Instructions to follow → Copy nothing but the lines below running from the line containing "Output the LaTeX" through the line containing "(0,0) rectangle (900,550);", both end lines included.

Task inputs →
____________

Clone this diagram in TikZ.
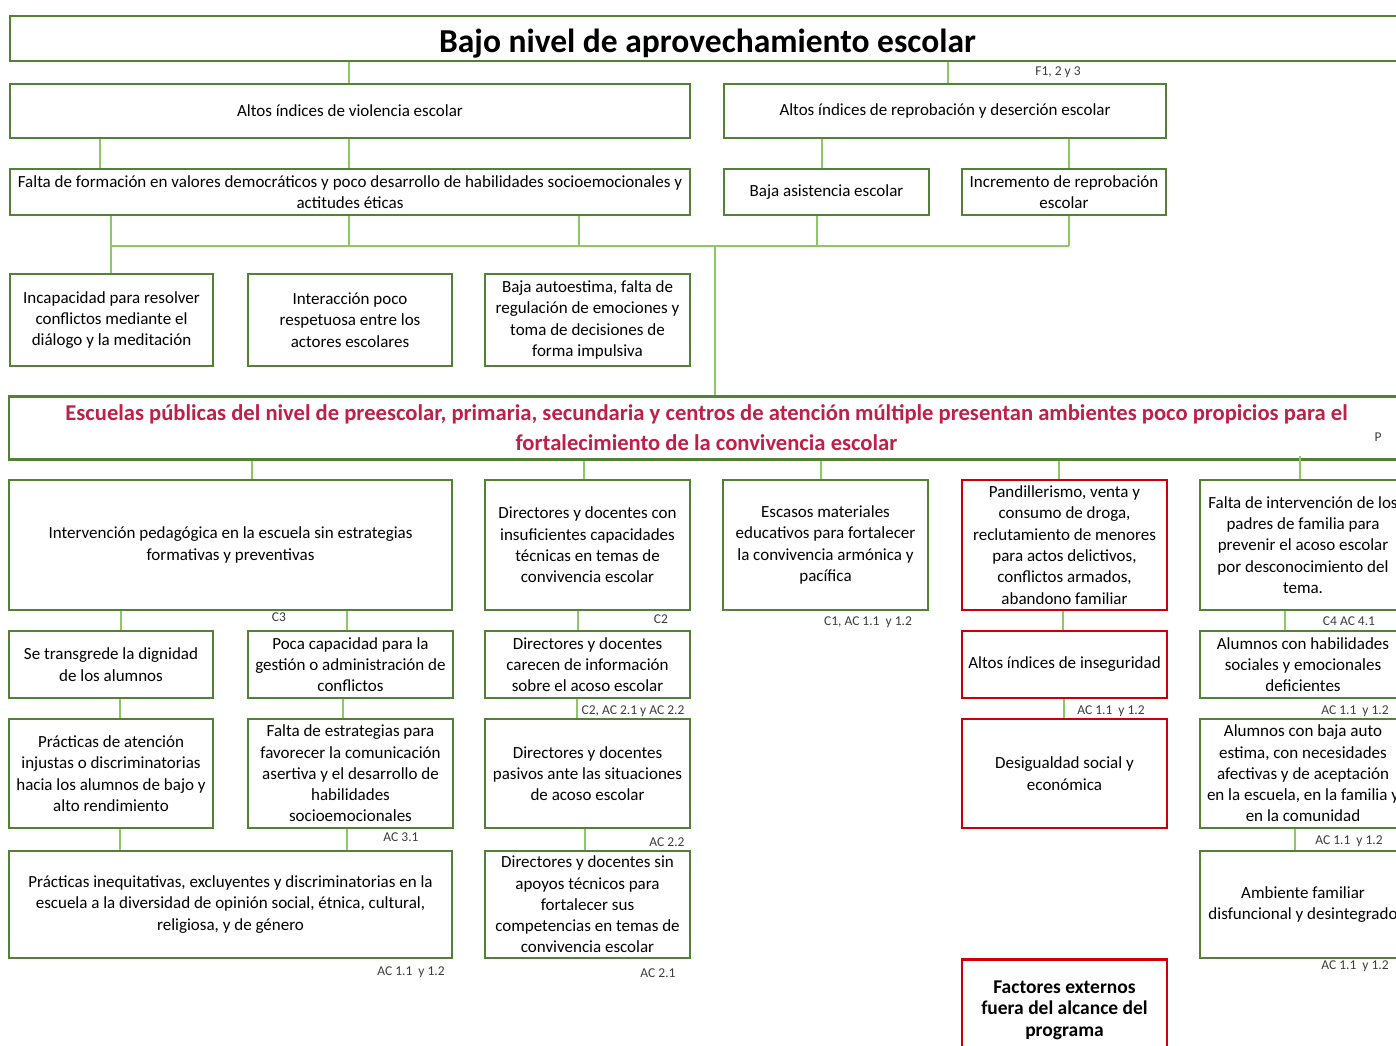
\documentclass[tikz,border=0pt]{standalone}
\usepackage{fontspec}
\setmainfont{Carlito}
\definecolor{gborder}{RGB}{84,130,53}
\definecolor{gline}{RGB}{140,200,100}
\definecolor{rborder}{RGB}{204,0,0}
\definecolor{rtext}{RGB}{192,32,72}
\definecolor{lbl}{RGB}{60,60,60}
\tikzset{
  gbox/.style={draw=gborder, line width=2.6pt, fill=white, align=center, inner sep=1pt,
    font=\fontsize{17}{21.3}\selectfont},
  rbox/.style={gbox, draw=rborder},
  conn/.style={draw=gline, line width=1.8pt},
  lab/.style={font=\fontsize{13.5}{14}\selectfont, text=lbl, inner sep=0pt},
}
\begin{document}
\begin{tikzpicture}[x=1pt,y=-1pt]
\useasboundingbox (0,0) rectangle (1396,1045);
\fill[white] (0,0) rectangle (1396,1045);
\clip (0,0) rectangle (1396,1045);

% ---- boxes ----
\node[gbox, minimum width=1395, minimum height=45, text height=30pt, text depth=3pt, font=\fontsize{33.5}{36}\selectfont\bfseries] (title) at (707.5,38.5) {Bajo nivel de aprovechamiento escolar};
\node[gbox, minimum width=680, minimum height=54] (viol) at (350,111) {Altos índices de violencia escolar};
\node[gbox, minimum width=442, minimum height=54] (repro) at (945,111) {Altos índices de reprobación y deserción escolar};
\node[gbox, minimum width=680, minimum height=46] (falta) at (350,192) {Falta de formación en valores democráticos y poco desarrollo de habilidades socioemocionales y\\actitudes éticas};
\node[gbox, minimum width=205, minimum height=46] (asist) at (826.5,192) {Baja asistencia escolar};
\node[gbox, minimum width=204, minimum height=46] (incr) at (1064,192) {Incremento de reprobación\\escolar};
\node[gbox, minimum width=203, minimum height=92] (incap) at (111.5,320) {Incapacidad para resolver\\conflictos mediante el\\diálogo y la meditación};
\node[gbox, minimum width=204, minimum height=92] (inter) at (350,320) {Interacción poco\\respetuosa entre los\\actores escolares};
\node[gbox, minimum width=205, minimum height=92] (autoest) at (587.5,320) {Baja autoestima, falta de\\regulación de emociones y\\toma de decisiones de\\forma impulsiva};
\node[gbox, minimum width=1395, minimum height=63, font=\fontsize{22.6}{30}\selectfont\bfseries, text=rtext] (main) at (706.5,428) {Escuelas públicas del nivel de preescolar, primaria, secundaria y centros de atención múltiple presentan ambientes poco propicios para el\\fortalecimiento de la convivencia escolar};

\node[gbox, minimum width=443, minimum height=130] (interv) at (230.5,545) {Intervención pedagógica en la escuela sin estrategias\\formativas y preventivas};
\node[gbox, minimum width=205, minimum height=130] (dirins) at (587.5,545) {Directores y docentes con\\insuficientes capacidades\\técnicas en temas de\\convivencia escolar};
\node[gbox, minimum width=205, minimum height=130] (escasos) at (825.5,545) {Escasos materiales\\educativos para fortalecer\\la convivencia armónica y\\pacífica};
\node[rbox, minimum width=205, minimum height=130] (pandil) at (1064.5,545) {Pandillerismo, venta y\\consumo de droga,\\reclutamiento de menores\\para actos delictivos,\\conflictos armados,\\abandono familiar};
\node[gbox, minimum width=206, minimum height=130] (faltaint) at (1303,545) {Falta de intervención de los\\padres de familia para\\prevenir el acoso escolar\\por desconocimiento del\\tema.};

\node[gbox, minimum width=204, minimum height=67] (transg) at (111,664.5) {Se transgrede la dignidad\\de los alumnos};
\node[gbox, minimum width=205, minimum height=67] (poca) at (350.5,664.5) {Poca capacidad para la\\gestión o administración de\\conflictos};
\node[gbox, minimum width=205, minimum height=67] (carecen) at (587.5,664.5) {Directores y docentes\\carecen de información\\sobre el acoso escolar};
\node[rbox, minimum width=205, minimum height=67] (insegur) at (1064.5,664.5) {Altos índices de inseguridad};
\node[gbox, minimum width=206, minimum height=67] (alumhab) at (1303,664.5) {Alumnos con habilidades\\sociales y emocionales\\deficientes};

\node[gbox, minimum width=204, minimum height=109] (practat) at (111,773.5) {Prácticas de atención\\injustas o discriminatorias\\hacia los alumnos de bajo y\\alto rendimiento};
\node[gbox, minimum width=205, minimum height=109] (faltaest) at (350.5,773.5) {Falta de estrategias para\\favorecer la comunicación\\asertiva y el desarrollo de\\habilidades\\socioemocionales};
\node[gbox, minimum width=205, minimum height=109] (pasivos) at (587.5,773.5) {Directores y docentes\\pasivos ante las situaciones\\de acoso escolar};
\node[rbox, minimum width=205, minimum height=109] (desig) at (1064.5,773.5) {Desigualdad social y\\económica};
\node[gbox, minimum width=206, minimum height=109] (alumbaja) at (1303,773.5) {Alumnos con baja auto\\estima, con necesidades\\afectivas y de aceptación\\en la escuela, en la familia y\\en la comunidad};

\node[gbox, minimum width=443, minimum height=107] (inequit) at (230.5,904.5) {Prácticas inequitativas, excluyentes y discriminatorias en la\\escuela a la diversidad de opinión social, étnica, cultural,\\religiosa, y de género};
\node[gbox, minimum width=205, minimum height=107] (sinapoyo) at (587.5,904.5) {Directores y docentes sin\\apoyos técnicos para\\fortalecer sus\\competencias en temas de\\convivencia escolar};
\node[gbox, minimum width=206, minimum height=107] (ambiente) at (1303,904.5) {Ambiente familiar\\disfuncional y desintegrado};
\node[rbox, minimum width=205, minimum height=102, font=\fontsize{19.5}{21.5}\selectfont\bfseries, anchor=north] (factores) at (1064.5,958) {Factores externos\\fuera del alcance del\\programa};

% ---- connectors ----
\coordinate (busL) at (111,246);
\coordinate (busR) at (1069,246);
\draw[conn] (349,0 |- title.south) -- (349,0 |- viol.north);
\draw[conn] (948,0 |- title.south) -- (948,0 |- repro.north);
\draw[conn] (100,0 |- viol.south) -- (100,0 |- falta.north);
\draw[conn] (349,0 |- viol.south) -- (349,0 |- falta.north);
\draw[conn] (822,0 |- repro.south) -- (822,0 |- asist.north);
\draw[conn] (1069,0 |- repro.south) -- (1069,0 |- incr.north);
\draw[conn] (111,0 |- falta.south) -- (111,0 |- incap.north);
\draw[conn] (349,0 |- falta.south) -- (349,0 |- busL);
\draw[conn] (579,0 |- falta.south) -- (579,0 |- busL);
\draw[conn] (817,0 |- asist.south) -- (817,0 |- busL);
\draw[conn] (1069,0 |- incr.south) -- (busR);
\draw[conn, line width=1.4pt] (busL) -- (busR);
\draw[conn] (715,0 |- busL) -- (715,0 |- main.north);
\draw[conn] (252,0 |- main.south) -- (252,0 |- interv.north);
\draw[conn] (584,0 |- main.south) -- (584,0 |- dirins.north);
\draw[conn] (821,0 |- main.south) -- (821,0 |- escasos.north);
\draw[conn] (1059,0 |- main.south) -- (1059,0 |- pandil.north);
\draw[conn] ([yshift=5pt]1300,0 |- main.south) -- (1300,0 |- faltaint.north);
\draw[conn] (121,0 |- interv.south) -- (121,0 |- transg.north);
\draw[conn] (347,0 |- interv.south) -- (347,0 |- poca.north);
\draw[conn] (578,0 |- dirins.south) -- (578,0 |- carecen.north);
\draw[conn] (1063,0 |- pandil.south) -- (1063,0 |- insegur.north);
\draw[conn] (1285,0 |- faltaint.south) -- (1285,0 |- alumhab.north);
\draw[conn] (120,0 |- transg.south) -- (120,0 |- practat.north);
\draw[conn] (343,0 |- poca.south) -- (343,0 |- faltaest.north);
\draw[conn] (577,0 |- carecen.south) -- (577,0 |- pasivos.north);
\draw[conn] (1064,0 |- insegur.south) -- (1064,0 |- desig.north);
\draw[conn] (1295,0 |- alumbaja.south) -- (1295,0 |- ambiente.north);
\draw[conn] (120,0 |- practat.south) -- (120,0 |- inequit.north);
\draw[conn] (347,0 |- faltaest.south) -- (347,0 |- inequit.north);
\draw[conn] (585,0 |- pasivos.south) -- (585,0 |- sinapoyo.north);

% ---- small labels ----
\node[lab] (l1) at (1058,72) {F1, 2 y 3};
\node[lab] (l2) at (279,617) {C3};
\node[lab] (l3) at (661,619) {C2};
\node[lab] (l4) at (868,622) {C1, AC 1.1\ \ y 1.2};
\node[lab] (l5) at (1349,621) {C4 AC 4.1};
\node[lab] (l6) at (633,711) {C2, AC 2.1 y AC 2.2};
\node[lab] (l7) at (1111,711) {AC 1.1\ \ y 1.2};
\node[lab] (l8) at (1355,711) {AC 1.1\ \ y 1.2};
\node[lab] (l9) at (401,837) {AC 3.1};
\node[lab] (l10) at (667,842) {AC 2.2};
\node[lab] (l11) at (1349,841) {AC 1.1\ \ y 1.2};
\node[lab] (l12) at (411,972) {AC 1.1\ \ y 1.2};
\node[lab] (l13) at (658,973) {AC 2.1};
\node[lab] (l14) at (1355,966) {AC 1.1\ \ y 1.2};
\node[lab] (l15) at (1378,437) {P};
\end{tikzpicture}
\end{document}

____________

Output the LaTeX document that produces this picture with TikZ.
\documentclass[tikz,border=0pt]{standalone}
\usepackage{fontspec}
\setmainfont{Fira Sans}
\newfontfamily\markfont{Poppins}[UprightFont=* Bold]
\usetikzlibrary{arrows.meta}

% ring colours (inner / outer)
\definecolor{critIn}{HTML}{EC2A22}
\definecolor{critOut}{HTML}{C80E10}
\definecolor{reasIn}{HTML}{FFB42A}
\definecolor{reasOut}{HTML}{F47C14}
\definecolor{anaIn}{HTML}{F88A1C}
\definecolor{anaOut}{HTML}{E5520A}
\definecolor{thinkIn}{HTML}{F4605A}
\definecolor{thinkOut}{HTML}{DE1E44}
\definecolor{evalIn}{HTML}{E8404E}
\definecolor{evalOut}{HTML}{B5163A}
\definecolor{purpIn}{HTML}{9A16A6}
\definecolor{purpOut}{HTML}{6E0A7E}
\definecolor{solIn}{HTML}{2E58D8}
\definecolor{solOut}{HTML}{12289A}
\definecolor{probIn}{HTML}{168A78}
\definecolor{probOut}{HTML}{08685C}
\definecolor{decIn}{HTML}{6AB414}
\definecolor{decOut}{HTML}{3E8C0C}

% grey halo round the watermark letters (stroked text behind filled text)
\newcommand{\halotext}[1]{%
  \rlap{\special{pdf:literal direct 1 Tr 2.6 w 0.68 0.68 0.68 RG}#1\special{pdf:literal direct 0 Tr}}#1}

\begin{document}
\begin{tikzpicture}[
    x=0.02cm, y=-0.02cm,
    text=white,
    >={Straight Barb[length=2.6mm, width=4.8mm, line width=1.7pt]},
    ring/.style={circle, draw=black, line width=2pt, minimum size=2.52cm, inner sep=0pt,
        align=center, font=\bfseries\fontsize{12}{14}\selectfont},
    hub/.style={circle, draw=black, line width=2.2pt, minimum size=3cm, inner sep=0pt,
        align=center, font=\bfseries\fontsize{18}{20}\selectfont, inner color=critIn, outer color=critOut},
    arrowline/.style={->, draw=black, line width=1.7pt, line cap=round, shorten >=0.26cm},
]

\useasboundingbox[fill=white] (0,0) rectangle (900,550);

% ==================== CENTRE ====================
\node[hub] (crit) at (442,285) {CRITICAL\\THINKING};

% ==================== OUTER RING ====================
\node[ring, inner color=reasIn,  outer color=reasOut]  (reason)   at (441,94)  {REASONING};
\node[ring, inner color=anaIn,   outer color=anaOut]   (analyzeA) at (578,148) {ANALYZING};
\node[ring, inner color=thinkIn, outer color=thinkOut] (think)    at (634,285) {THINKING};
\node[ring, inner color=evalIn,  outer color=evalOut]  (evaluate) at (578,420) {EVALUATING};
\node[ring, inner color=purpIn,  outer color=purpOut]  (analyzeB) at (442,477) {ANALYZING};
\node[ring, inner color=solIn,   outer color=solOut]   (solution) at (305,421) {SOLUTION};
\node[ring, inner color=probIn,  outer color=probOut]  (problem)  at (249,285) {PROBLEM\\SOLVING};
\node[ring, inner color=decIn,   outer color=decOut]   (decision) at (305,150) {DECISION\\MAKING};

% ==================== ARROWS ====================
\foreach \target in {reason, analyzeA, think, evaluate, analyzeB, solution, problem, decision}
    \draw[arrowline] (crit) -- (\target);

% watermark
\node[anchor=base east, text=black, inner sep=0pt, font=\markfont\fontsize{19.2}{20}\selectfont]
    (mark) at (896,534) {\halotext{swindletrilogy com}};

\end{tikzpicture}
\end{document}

____________

Result of the task →
Output the LaTeX document that produces this picture with TikZ.
\documentclass[tikz,border=0pt]{standalone}
\usepackage{fontspec}
\setmainfont{Fira Sans}
\newfontfamily\markfont{Poppins}[UprightFont=* Bold]
\usetikzlibrary{arrows.meta}

% ring colours (inner / outer)
\definecolor{critIn}{HTML}{EC2A22}
\definecolor{critOut}{HTML}{C80E10}
\definecolor{reasIn}{HTML}{FFB42A}
\definecolor{reasOut}{HTML}{F47C14}
\definecolor{anaIn}{HTML}{F88A1C}
\definecolor{anaOut}{HTML}{E5520A}
\definecolor{thinkIn}{HTML}{F4605A}
\definecolor{thinkOut}{HTML}{DE1E44}
\definecolor{evalIn}{HTML}{E8404E}
\definecolor{evalOut}{HTML}{B5163A}
\definecolor{purpIn}{HTML}{9A16A6}
\definecolor{purpOut}{HTML}{6E0A7E}
\definecolor{solIn}{HTML}{2E58D8}
\definecolor{solOut}{HTML}{12289A}
\definecolor{probIn}{HTML}{168A78}
\definecolor{probOut}{HTML}{08685C}
\definecolor{decIn}{HTML}{6AB414}
\definecolor{decOut}{HTML}{3E8C0C}

% grey halo round the watermark letters (stroked text behind filled text)
\newcommand{\halotext}[1]{%
  \rlap{\special{pdf:literal direct 1 Tr 2.6 w 0.68 0.68 0.68 RG}#1\special{pdf:literal direct 0 Tr}}#1}

\begin{document}
\begin{tikzpicture}[
    x=0.02cm, y=-0.02cm,
    text=white,
    >={Straight Barb[length=2.6mm, width=4.8mm, line width=1.7pt]},
    ring/.style={circle, draw=black, line width=2pt, minimum size=2.52cm, inner sep=0pt,
        align=center, font=\bfseries\fontsize{12}{14}\selectfont},
    hub/.style={circle, draw=black, line width=2.2pt, minimum size=3cm, inner sep=0pt,
        align=center, font=\bfseries\fontsize{18}{20}\selectfont, inner color=critIn, outer color=critOut},
    arrowline/.style={->, draw=black, line width=1.7pt, line cap=round, shorten >=0.26cm},
]

\useasboundingbox[fill=white] (0,0) rectangle (900,550);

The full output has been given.